Given task ▸ For the entries below, copy exactly the line that contains "Emit a web page" through the line that contains "F =1.22, Sig.", both ends included, and exclude all pictures.

Data to process ▸

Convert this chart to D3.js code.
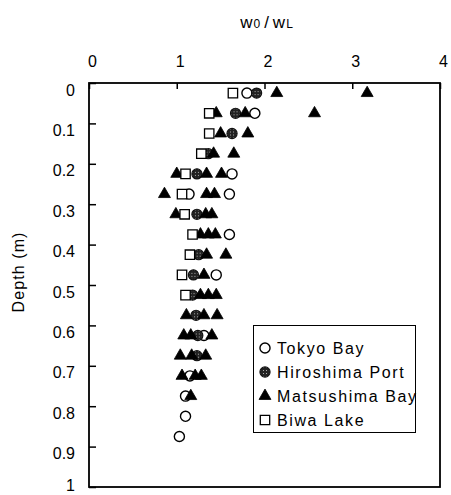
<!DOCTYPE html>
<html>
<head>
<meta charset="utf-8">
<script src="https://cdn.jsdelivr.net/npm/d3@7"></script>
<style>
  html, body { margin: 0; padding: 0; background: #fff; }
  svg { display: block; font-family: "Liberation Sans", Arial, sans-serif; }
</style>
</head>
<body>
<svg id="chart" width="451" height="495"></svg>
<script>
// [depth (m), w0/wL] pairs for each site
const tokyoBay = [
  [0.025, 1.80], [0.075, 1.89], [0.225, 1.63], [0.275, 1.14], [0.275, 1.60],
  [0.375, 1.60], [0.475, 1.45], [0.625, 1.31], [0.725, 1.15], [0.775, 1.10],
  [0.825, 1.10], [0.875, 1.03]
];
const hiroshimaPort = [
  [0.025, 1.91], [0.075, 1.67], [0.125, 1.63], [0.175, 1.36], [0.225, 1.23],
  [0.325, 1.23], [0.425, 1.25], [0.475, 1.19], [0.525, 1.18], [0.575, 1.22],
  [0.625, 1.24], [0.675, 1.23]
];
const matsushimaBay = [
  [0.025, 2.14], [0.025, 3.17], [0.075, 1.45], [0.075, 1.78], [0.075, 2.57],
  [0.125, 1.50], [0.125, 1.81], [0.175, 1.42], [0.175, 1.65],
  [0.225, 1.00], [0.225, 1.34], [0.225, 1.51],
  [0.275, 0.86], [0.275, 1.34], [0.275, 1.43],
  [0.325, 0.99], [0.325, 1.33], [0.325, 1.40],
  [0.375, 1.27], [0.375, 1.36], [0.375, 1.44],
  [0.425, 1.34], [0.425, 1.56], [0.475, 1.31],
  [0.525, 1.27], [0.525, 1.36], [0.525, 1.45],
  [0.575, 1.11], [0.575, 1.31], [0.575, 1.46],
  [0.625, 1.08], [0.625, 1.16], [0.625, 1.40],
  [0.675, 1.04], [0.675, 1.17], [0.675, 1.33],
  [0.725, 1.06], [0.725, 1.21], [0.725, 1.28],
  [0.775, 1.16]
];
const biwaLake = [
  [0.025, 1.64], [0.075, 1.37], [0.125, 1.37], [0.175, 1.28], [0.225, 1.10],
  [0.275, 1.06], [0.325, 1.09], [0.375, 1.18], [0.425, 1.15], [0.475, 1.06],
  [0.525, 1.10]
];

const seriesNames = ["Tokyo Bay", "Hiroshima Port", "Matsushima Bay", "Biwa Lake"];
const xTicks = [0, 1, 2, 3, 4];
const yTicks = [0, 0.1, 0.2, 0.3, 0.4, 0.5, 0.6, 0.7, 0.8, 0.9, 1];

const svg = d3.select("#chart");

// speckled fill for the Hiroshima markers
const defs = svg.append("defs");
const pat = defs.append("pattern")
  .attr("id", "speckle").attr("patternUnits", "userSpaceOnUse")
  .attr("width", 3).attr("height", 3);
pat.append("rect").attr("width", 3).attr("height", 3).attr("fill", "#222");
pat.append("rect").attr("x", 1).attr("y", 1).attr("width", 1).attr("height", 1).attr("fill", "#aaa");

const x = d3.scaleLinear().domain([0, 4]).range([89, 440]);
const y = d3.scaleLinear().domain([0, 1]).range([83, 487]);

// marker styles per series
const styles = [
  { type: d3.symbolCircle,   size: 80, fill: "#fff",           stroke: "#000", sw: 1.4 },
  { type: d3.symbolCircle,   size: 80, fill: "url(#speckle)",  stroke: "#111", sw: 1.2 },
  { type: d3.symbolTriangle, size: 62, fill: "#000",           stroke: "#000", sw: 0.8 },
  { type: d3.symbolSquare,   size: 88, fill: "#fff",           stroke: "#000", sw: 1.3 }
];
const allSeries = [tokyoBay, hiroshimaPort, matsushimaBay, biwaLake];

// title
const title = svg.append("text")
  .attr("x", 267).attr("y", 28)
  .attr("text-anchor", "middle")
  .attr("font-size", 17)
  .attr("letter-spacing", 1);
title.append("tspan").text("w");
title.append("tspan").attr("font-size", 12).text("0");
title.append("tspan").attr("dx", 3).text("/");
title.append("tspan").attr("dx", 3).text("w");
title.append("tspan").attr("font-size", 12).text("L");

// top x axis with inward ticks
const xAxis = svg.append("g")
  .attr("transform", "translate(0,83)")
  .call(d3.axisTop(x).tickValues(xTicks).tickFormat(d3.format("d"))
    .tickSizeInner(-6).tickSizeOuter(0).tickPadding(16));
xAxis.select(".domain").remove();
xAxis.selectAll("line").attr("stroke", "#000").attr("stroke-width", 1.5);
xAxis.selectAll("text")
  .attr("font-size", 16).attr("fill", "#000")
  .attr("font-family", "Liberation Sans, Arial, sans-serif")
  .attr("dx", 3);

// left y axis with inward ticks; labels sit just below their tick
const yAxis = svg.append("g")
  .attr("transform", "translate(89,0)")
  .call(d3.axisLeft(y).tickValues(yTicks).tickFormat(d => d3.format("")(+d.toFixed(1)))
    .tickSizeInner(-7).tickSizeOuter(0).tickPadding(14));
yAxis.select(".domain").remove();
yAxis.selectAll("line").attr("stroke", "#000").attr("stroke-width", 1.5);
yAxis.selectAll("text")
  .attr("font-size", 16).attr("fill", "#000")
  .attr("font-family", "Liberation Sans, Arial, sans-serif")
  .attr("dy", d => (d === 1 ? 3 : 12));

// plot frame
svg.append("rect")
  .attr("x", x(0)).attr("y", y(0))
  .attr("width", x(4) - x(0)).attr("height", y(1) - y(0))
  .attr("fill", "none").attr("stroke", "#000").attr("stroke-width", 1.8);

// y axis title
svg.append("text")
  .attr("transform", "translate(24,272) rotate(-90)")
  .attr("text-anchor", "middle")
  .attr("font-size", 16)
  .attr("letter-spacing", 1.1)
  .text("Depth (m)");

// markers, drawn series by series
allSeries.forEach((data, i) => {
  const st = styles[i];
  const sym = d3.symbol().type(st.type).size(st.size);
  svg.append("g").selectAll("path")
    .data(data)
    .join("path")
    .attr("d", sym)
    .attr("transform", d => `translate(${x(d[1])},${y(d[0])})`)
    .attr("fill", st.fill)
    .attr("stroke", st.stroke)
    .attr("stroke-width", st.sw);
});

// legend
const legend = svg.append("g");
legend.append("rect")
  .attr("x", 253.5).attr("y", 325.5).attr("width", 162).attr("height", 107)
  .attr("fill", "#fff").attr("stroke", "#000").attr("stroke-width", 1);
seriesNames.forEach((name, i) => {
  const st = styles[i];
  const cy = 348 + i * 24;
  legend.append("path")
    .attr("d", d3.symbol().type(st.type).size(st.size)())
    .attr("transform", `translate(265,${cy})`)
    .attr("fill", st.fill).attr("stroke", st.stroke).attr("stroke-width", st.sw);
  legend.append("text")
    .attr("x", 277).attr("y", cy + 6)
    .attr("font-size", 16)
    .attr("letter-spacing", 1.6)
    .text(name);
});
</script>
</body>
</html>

--

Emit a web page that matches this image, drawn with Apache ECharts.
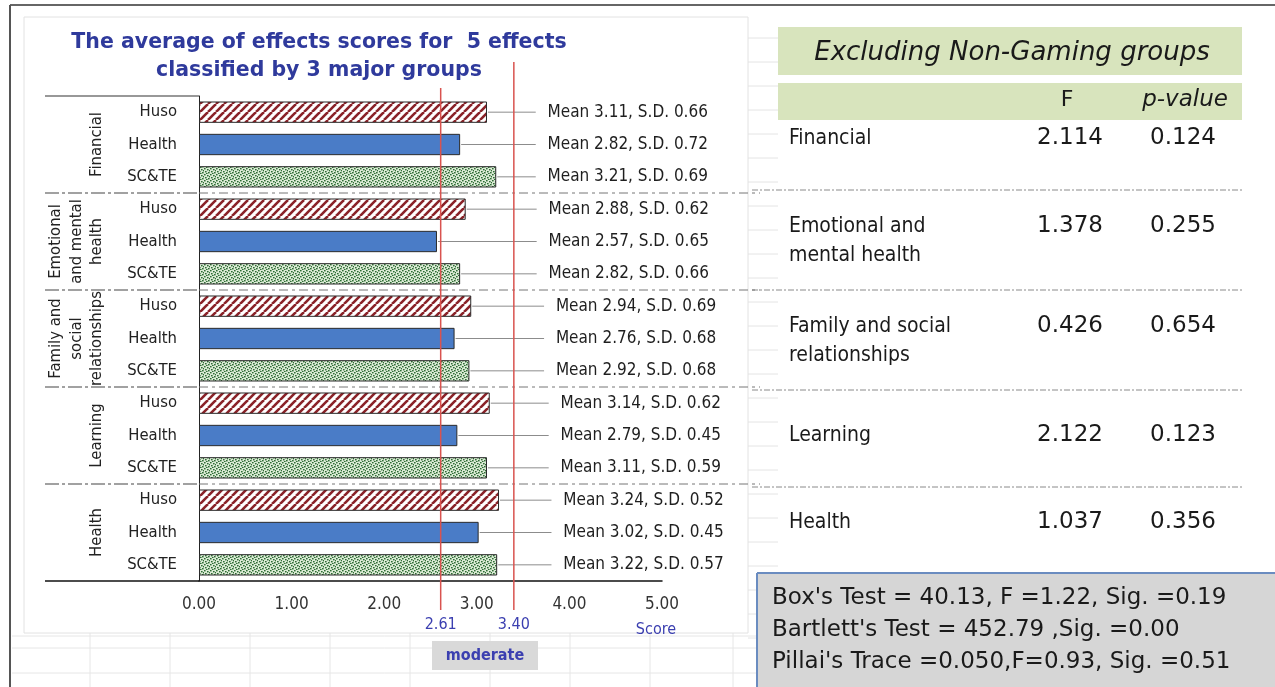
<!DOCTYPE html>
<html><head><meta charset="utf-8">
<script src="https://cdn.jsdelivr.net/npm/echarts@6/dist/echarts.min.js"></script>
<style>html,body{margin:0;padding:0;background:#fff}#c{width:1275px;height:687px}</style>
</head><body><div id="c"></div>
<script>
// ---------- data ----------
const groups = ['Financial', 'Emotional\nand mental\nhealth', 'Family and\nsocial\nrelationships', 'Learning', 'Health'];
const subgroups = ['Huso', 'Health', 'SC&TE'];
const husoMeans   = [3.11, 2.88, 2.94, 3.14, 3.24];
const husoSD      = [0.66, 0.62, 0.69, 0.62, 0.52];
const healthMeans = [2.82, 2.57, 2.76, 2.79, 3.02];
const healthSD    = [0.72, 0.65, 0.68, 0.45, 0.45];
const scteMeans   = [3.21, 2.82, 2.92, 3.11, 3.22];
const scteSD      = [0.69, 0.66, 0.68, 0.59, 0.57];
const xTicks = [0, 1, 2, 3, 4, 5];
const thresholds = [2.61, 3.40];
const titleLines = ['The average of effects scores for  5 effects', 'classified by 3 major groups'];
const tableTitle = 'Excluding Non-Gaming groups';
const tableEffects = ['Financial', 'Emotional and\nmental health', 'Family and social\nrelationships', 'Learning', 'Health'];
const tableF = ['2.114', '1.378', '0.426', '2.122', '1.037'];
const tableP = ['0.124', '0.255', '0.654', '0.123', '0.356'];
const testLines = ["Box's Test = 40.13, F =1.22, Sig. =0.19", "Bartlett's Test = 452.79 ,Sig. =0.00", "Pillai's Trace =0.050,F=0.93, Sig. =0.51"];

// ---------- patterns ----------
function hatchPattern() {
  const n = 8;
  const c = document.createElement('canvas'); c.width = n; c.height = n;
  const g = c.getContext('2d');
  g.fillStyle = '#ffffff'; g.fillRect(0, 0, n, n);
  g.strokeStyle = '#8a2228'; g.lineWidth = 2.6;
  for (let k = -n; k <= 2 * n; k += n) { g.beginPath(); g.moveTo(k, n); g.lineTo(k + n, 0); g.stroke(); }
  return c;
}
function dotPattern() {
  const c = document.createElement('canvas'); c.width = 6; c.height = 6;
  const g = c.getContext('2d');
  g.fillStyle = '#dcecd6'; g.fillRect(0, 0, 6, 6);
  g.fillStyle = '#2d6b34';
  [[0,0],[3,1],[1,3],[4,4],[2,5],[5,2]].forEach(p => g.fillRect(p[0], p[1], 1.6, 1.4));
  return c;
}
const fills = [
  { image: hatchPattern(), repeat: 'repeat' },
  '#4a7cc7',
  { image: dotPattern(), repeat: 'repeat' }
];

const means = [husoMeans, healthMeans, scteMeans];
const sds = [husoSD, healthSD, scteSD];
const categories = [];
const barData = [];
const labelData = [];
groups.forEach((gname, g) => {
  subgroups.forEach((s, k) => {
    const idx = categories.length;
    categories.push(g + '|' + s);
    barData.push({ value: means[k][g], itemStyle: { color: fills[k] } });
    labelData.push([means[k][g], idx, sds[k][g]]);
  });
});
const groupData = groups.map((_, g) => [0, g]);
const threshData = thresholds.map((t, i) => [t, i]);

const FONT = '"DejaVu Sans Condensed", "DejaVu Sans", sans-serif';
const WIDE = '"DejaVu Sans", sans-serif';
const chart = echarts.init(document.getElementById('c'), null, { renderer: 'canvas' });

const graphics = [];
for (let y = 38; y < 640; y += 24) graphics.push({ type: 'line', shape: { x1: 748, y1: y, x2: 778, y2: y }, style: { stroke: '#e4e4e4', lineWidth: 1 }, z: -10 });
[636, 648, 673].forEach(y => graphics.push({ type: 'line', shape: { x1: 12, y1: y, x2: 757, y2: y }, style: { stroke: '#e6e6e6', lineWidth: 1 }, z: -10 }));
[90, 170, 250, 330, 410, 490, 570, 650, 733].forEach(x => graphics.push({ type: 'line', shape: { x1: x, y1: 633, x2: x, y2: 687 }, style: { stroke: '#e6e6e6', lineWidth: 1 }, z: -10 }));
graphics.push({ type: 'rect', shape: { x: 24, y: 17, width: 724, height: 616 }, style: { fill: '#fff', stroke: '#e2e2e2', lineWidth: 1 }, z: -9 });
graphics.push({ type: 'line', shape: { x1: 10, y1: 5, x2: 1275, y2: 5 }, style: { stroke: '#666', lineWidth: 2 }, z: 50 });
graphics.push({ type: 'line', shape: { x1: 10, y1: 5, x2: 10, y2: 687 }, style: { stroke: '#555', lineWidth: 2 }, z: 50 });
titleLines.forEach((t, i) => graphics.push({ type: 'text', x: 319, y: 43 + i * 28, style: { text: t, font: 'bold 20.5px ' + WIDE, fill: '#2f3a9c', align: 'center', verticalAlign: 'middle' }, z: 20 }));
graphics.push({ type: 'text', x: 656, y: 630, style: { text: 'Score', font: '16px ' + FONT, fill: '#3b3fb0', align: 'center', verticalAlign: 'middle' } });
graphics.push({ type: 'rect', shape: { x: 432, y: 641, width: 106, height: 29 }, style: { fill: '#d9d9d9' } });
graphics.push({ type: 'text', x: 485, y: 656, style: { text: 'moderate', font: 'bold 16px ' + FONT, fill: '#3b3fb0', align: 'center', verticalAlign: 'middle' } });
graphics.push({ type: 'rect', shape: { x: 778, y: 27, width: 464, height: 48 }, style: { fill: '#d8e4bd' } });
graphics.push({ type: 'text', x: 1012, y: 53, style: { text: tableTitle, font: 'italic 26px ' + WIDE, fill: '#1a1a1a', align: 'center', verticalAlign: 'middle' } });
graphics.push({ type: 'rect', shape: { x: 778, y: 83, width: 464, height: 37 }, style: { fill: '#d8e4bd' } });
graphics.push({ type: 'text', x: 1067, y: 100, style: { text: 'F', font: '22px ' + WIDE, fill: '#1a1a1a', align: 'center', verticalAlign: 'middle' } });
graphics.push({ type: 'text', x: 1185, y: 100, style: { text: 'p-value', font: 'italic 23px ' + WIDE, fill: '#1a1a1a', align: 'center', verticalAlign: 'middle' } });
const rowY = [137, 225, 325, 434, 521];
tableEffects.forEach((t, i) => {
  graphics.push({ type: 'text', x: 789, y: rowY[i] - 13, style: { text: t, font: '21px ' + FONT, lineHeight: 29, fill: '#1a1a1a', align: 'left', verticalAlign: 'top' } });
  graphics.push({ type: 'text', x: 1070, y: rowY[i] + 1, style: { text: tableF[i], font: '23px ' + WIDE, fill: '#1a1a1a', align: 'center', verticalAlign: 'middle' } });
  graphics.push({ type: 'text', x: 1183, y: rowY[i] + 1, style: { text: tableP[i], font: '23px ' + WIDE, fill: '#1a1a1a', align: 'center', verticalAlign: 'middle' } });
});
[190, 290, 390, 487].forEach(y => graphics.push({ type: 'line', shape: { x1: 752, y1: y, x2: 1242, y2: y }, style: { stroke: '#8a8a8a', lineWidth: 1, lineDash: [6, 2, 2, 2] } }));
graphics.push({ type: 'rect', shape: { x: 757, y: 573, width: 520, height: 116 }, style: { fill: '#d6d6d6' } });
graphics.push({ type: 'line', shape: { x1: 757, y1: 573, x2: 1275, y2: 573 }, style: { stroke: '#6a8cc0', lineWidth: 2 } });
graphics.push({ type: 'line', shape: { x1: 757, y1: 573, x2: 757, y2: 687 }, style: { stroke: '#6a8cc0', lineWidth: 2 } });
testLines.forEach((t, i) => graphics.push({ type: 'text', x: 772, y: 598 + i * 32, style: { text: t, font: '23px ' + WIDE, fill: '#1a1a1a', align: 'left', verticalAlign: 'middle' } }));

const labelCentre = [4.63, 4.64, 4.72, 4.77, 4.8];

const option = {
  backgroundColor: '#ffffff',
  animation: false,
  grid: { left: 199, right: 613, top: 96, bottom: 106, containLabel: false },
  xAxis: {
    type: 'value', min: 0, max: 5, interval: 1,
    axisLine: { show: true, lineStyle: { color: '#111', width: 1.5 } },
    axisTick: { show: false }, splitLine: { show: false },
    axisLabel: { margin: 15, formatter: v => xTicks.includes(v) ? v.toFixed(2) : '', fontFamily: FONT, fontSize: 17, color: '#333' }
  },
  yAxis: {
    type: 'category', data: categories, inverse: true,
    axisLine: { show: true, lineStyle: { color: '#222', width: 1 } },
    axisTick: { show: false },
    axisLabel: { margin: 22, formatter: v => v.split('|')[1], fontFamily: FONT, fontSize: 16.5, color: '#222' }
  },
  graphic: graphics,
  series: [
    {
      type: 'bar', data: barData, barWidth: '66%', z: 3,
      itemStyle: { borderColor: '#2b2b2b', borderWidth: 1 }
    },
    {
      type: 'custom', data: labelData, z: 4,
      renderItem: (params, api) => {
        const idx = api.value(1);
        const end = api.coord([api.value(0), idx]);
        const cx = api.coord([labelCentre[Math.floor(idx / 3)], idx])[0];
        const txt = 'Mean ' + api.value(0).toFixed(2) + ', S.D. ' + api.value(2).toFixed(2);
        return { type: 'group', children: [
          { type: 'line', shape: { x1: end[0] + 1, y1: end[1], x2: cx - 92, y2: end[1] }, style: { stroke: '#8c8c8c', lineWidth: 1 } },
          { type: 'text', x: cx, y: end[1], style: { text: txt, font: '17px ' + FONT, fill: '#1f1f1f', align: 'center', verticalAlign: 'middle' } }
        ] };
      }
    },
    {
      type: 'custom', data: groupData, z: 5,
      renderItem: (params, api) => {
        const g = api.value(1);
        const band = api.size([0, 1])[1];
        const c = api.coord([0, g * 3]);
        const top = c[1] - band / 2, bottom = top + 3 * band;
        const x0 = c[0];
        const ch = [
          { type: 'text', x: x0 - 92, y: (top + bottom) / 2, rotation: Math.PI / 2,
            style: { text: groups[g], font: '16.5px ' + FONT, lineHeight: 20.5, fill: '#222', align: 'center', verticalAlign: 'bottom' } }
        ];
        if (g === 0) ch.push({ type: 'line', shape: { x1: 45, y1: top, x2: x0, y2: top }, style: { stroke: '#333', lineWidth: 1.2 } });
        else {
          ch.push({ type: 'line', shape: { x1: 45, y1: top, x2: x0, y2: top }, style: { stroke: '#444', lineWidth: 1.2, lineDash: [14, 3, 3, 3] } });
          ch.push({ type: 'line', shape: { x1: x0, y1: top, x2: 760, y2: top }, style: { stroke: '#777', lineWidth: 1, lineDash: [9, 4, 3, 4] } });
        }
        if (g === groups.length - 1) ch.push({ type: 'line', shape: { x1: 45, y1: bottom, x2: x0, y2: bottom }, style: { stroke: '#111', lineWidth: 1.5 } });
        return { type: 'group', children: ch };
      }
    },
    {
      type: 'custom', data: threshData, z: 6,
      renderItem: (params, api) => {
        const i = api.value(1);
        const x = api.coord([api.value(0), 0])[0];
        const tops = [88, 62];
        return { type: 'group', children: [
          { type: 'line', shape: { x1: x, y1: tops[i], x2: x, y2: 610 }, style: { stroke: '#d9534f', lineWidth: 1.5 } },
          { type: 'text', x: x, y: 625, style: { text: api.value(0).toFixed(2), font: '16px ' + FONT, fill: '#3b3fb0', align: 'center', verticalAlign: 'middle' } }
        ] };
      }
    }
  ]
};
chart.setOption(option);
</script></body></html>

* * *

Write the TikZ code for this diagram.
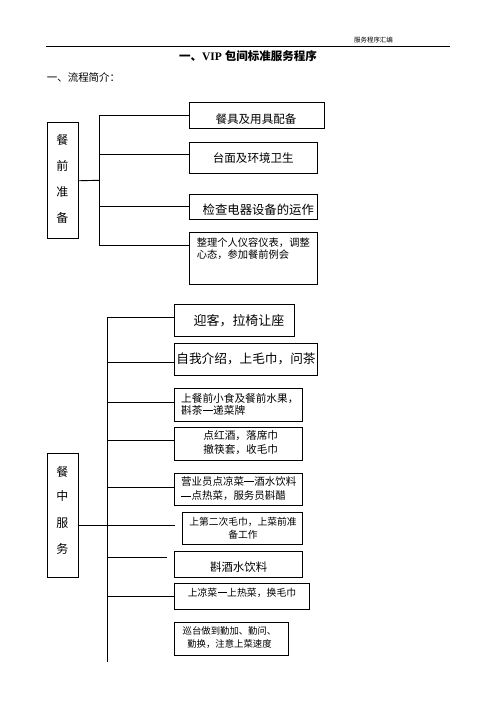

Answer to this problem ▸
Emit a web page that matches this image, drawn with Apache ECharts.
<!DOCTYPE html>
<html><head><meta charset="utf-8">
<script src="https://cdn.jsdelivr.net/npm/echarts@6/dist/echarts.min.js"></script>
<style>html,body{margin:0;padding:0;background:#fff}#c{width:1275px;height:687px}</style>
</head><body><div id="c"></div>
<script>
// ---------- data ----------
const groups = ['Financial', 'Emotional\nand mental\nhealth', 'Family and\nsocial\nrelationships', 'Learning', 'Health'];
const subgroups = ['Huso', 'Health', 'SC&TE'];
const husoMeans   = [3.11, 2.88, 2.94, 3.14, 3.24];
const husoSD      = [0.66, 0.62, 0.69, 0.62, 0.52];
const healthMeans = [2.82, 2.57, 2.76, 2.79, 3.02];
const healthSD    = [0.72, 0.65, 0.68, 0.45, 0.45];
const scteMeans   = [3.21, 2.82, 2.92, 3.11, 3.22];
const scteSD      = [0.69, 0.66, 0.68, 0.59, 0.57];
const xTicks = [0, 1, 2, 3, 4, 5];
const thresholds = [2.61, 3.40];
const titleLines = ['The average of effects scores for  5 effects', 'classified by 3 major groups'];
const tableTitle = 'Excluding Non-Gaming groups';
const tableEffects = ['Financial', 'Emotional and\nmental health', 'Family and social\nrelationships', 'Learning', 'Health'];
const tableF = ['2.114', '1.378', '0.426', '2.122', '1.037'];
const tableP = ['0.124', '0.255', '0.654', '0.123', '0.356'];
const testLines = ["Box's Test = 40.13, F =1.22, Sig. =0.19", "Bartlett's Test = 452.79 ,Sig. =0.00", "Pillai's Trace =0.050,F=0.93, Sig. =0.51"];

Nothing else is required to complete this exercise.